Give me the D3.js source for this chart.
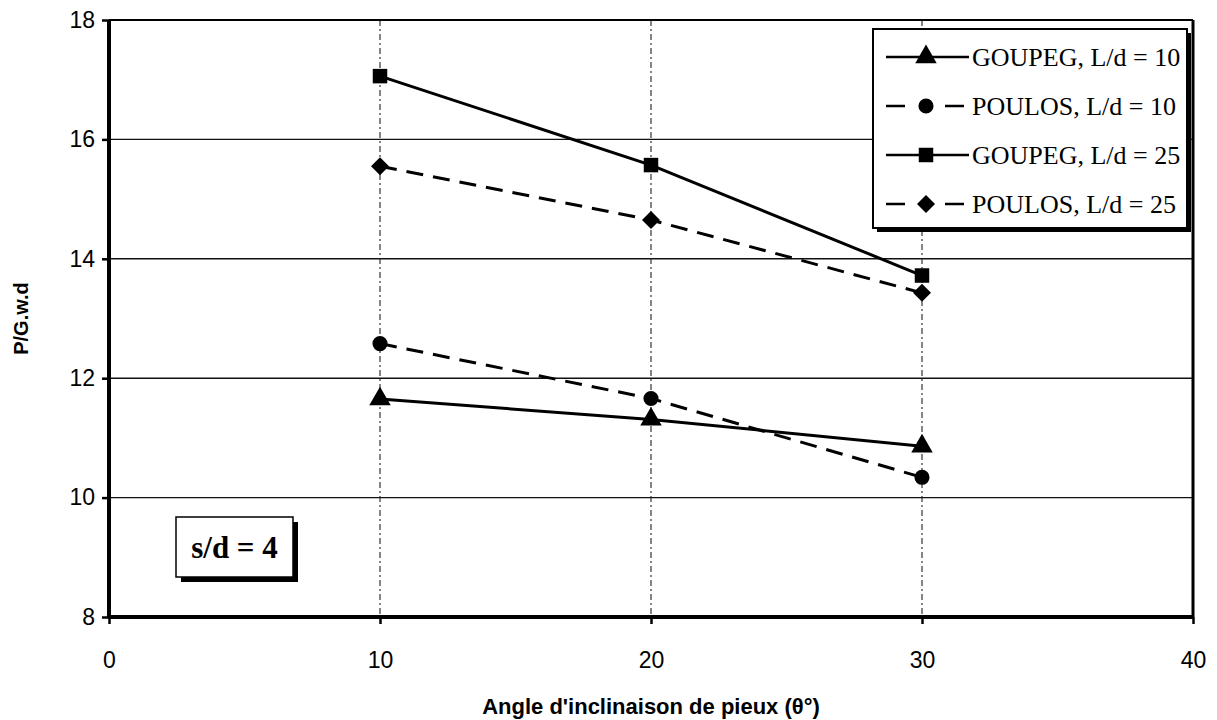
<!DOCTYPE html>
<html>
<head>
<meta charset="utf-8">
<script src="https://cdn.jsdelivr.net/npm/d3@7"></script>
<style>
  html, body { margin: 0; padding: 0; background: #fff; }
  svg { display: block; }
</style>
</head>
<body>
<svg id="chart" width="1217" height="720"></svg>
<script>
// ---- data ----
const angles = [10, 20, 30];
const goupeg10 = [11.65, 11.31, 10.86];
const poulos10 = [12.58, 11.66, 10.34];
const goupeg25 = [17.06, 15.57, 13.72];
const poulos25 = [15.55, 14.65, 13.43];
const seriesNames = ["GOUPEG, L/d = 10", "POULOS, L/d = 10", "GOUPEG, L/d = 25", "POULOS, L/d = 25"];
const xTicks = [0, 10, 20, 30, 40];
const yTicks = [8, 10, 12, 14, 16, 18];
const xTitle = "Angle d'inclinaison de pieux (\u03B8\u00B0)";
const yTitle = "P/G.w.d";
const noteText = "s/d = 4";

const series = [
  { name: seriesNames[0], values: goupeg10, dashed: false, marker: "triangle" },
  { name: seriesNames[1], values: poulos10, dashed: true,  marker: "circle" },
  { name: seriesNames[2], values: goupeg25, dashed: false, marker: "square" },
  { name: seriesNames[3], values: poulos25, dashed: true,  marker: "diamond" }
];

const svg = d3.select("#chart");
const L = 109, R = 1193, T = 20, B = 617;
const x = d3.scaleLinear().domain([0, 40]).range([L, R]);
const y = d3.scaleLinear().domain([8, 18]).range([B, T]);

const diamondPath = "M0,-9L9,0L0,9L-9,0Z";
const sym = {
  triangle: d3.symbol().type(d3.symbolTriangle).size(200)(),
  circle: d3.symbol().type(d3.symbolCircle).size(180)(),
  square: d3.symbol().type(d3.symbolSquare).size(210)(),
  diamond: diamondPath
};

const sans = "Arial, 'Liberation Sans', sans-serif";
const serif = "'Liberation Serif', 'Times New Roman', serif";

// horizontal gridlines
svg.append("g").selectAll("line").data(yTicks.filter(v => v > 8 && v < 18)).join("line")
  .attr("x1", L).attr("x2", R).attr("y1", d => y(d)).attr("y2", d => y(d))
  .attr("stroke", "#111").attr("stroke-width", 1.4);

// vertical gridlines (dashed)
svg.append("g").selectAll("line").data(xTicks.filter(v => v > 0 && v < 40)).join("line")
  .attr("x1", d => x(d)).attr("x2", d => x(d)).attr("y1", T).attr("y2", B)
  .attr("stroke", "#222").attr("stroke-width", 1.1).attr("stroke-dasharray", "6,3,2,3");

// top and right borders
svg.append("line").attr("x1", L).attr("x2", R).attr("y1", T).attr("y2", T)
  .attr("stroke", "#000").attr("stroke-width", 2);
svg.append("line").attr("x1", R).attr("x2", R).attr("y1", T).attr("y2", B)
  .attr("stroke", "#000").attr("stroke-width", 3);

// axes
const yAxis = d3.axisLeft(y).tickValues(yTicks).tickSize(7).tickPadding(7).tickFormat(d3.format("d"));
const gy = svg.append("g").attr("transform", `translate(${L},0)`).call(yAxis);
gy.select(".domain").attr("stroke-width", 4).attr("d", `M0,${T}V${B}`);
gy.selectAll(".tick line").attr("stroke-width", 2.5);
gy.selectAll(".tick text").attr("font-family", sans).attr("font-size", 23).attr("fill", "#000");

const xAxis = d3.axisBottom(x).tickValues(xTicks).tickSize(7).tickPadding(28).tickFormat(d3.format("d"));
const gx = svg.append("g").attr("transform", `translate(0,${B})`).call(xAxis);
gx.select(".domain").attr("stroke-width", 4).attr("d", `M${L},0H${R}`);
gx.selectAll(".tick line").attr("stroke-width", 2.5);
gx.selectAll(".tick text").attr("font-family", sans).attr("font-size", 23).attr("fill", "#000");

// titles
svg.append("text").attr("x", (L + R) / 2).attr("y", 714).attr("text-anchor", "middle")
  .attr("font-family", sans).attr("font-weight", "bold").attr("font-size", 22)
  .text(xTitle);
svg.append("text").attr("transform", `translate(28,${(T + B) / 2}) rotate(-90)`).attr("text-anchor", "middle")
  .attr("font-family", sans).attr("font-weight", "bold").attr("font-size", 20)
  .text(yTitle);

// series
const line = d3.line().x((d, i) => x(angles[i])).y(d => y(d));
const gs = svg.append("g");
series.forEach(s => {
  gs.append("path").attr("d", line(s.values)).attr("fill", "none").attr("stroke", "#000")
    .attr("stroke-width", 3).attr("stroke-dasharray", s.dashed ? "17,10" : null);
  gs.append("g").selectAll("path").data(s.values).join("path")
    .attr("transform", (d, i) => `translate(${x(angles[i])},${y(d)})`)
    .attr("d", sym[s.marker]).attr("fill", "#000");
});

// legend
const lg = svg.append("g");
const lx = 873, ly = 29, lw = 314, lh = 199;
lg.append("rect").attr("x", lx + 4).attr("y", ly + 4).attr("width", lw).attr("height", lh).attr("fill", "#000");
lg.append("rect").attr("x", lx).attr("y", ly).attr("width", lw).attr("height", lh)
  .attr("fill", "#fff").attr("stroke", "#000").attr("stroke-width", 2);
series.forEach((s, i) => {
  const cy = ly + 28 + i * 49;
  const x1 = lx + 13, x2 = s.dashed ? lx + 91 : lx + 96;
  lg.append("line").attr("x1", x1).attr("x2", x2).attr("y1", cy).attr("y2", cy)
    .attr("stroke", "#000").attr("stroke-width", 2.5).attr("stroke-dasharray", s.dashed ? "19,40,19" : null);
  lg.append("path").attr("transform", `translate(${lx + 53},${cy})`).attr("d", sym[s.marker]).attr("fill", "#000");
  lg.append("text").attr("x", lx + 99).attr("y", cy + 9)
    .attr("font-family", serif).attr("font-size", 26)
    .text(s.name);
});

// note box
const nb = svg.append("g");
const nx = 176, ny = 517, nw = 117, nh = 60;
nb.append("rect").attr("x", nx + 5).attr("y", ny + 5).attr("width", nw).attr("height", nh).attr("fill", "#000");
nb.append("rect").attr("x", nx).attr("y", ny).attr("width", nw).attr("height", nh)
  .attr("fill", "#fff").attr("stroke", "#000").attr("stroke-width", 1.5);
nb.append("text").attr("x", nx + nw / 2).attr("y", ny + 41).attr("text-anchor", "middle")
  .attr("font-family", serif).attr("font-weight", "bold").attr("font-size", 31)
  .text(noteText);
</script>
</body>
</html>
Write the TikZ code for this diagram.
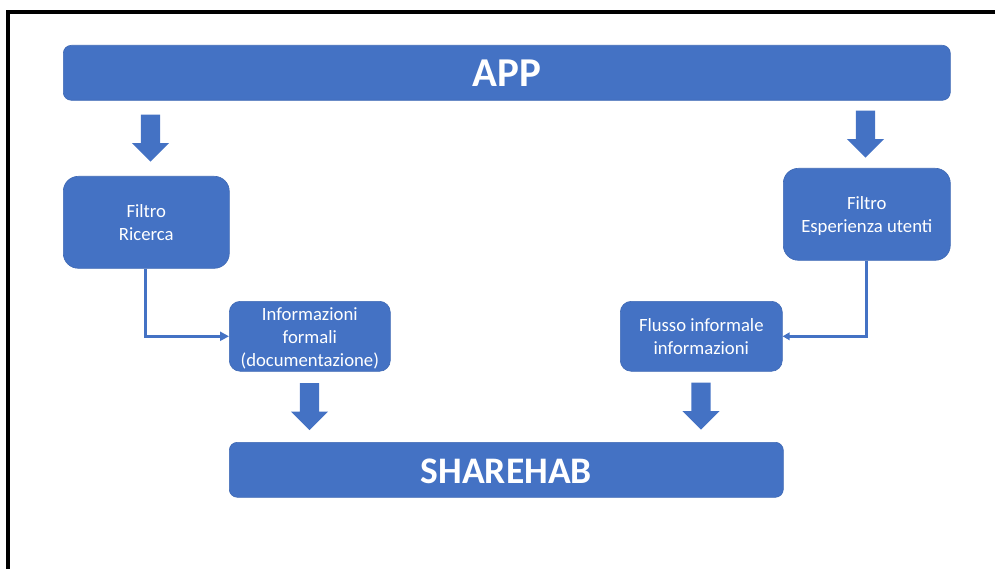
\documentclass[tikz,border=0pt]{standalone}
\usepackage{fontspec}
\setmainfont{Carlito}
\usetikzlibrary{shapes.arrows,arrows.meta}
\definecolor{blu}{HTML}{4472C4}
\newcommand\lowertext{\rule{0pt}{17pt}}
\tikzset{
  x=1pt,y=-1pt,
  box/.style={draw=blu!92!black,line width=0.6pt,fill=blu,text=white,inner sep=0pt,align=center,font=\fontsize{18.7}{23}\selectfont,anchor=north west},
  wide/.style={box,rounded corners=8pt},
  blockarrow/.style={single arrow,fill=blu,draw=none,shape border rotate=270,anchor=tip,inner sep=9.5pt,minimum width=37pt,minimum height=47pt,single arrow head extend=9pt,single arrow tip angle=90},
  link/.style={draw=blu,line width=3pt,-{Triangle[length=9pt,width=9pt]}},
  linksmall/.style={link,-{Triangle[length=7pt,width=7.5pt]}}
}
\begin{document}
\begin{tikzpicture}
\useasboundingbox (0,0) rectangle (995,569);
\draw[line width=3.2pt,black] (8,569) -- (8,12) -- (995,12);
\node[wide,font=\fontsize{41}{45}\selectfont\bfseries,minimum width=887pt,minimum height=55pt] (app) at (63,45) {APP};
\node[wide,font=\fontsize{37.5}{42}\selectfont\bfseries,minimum width=554pt,minimum height=55pt] (share) at (229,442) {\rule{0pt}{27pt}SHAREHAB};
\node[box,rounded corners=15pt,minimum width=166pt,minimum height=92pt] (fr) at (63,176) {Filtro\\Ricerca};
\node[box,rounded corners=15pt,minimum width=167pt,minimum height=92pt] (fe) at (783,168) {\lowertext Filtro\\Esperienza utenti};
\node[box,rounded corners=11pt,minimum width=161pt,minimum height=70pt] (inf) at (229,301) {\lowertext Informazioni\\formali\\(documentazione)};
\node[box,rounded corners=11pt,minimum width=162pt,minimum height=70pt] (flu) at (620,301) {Flusso informale\\informazioni};
\node[blockarrow] (a1) at (150.5,162) {};
\node[blockarrow] (a2) at (865.5,158) {};
\node[blockarrow] (a3) at (309.5,430.5) {};
\node[blockarrow] (a4) at (701,430) {};
\draw[link] (fr.south -| 145,0) |- (inf.west);
\draw[linksmall] (fe.south -| 866,0) |- (flu.east);
\end{tikzpicture}
\end{document}
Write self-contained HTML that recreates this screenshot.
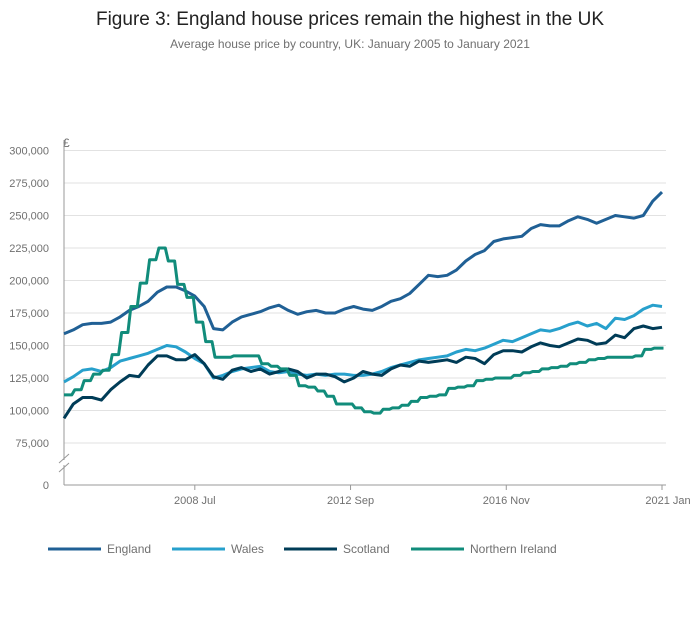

» **SET EXERCISE**
Repeat exactly the lines from the start of the entries down to the line with "Serif', 'Times New", keeping both ends but none of the pictures.

» **RESULT**
Give me the D3.js source for this chart.
<!DOCTYPE html>
<html>
<head>
<meta charset="utf-8">
<script src="https://cdn.jsdelivr.net/npm/d3@7"></script>
<style>
  html, body { margin: 0; padding: 0; background: #fff; }
  svg { display: block; }
</style>
</head>
<body>
<svg id="chart" width="1217" height="720"></svg>
<script>
// ---- data ----
const angles = [10, 20, 30];
const goupeg10 = [11.65, 11.31, 10.86];
const poulos10 = [12.58, 11.66, 10.34];
const goupeg25 = [17.06, 15.57, 13.72];
const poulos25 = [15.55, 14.65, 13.43];
const seriesNames = ["GOUPEG, L/d = 10", "POULOS, L/d = 10", "GOUPEG, L/d = 25", "POULOS, L/d = 25"];
const xTicks = [0, 10, 20, 30, 40];
const yTicks = [8, 10, 12, 14, 16, 18];
const xTitle = "Angle d'inclinaison de pieux (\u03B8\u00B0)";
const yTitle = "P/G.w.d";
const noteText = "s/d = 4";

const series = [
  { name: seriesNames[0], values: goupeg10, dashed: false, marker: "triangle" },
  { name: seriesNames[1], values: poulos10, dashed: true,  marker: "circle" },
  { name: seriesNames[2], values: goupeg25, dashed: false, marker: "square" },
  { name: seriesNames[3], values: poulos25, dashed: true,  marker: "diamond" }
];

const svg = d3.select("#chart");
const L = 109, R = 1193, T = 20, B = 617;
const x = d3.scaleLinear().domain([0, 40]).range([L, R]);
const y = d3.scaleLinear().domain([8, 18]).range([B, T]);

const diamondPath = "M0,-9L9,0L0,9L-9,0Z";
const sym = {
  triangle: d3.symbol().type(d3.symbolTriangle).size(200)(),
  circle: d3.symbol().type(d3.symbolCircle).size(180)(),
  square: d3.symbol().type(d3.symbolSquare).size(210)(),
  diamond: diamondPath
};

const sans = "Arial, 'Liberation Sans', sans-serif";
const serif = "'Liberation Serif', 'Times New Roman', serif";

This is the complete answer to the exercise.